We use the PRESENT SIMPLE TENSE when we talk about

• Something that is generally TRUE

Example: Earth is over six billion years old.

The moon travels around the earth.

The Present Simple Tense is often used with frequency adverbs such as always, usually, often, sometimes, seldom, rarely, never etc.

• Something that is either routine, a habit or often happens

Example: I drive to work every day

Attalia works for the National Treasury

The train leaves at 4:00 pm.

The following are further examples:

We play football every Sunday.

The Minister travels overseas twice a year.

I love kwaito music.

The taxi arrives every hour.

The present simple tense does not just refer to something that is happening now. Examine this sentence:

Julie sings in the choir.

The above sentence means that Julie sang in the choir last week, and will most probably sing in the choir next week.

When talking about things in general, we use the present simple tense. The exact time of the event is not so important.

The present simple tense does not just represent the present

The present simple tense is used when talking about things in general.

Example: Linda and Wilna have the same surname.

When speaking in the present simple tense, we often use the following verbs that express feeling and emotions, mental activity and possession, such as:

Need Believe Have Want Think Know

Dislike Prefer Seek Seem Forget Feel

We would say:

I need advice.. not I am needing advice.

I think she is pretty not I am thinking she is pretty.

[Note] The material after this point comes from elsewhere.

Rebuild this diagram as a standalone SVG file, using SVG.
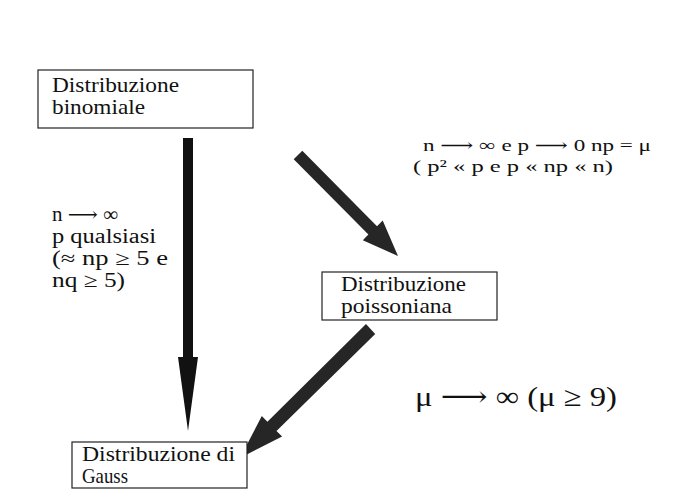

They have many memories. not The are having many memories.


Asking questions in the present simple tense are usually informal, so we rarely use them in letters. However, we often use them when writing memos or emails.

The verb do/does can be used for questions.

Example: Do you have the correct figures?

Does this need to be verified?

Do: Used if the subject of the sentence is/or can be replaced by I, you, we

or they.

Does: Used if the subject is/or can be replaced by he, she or it.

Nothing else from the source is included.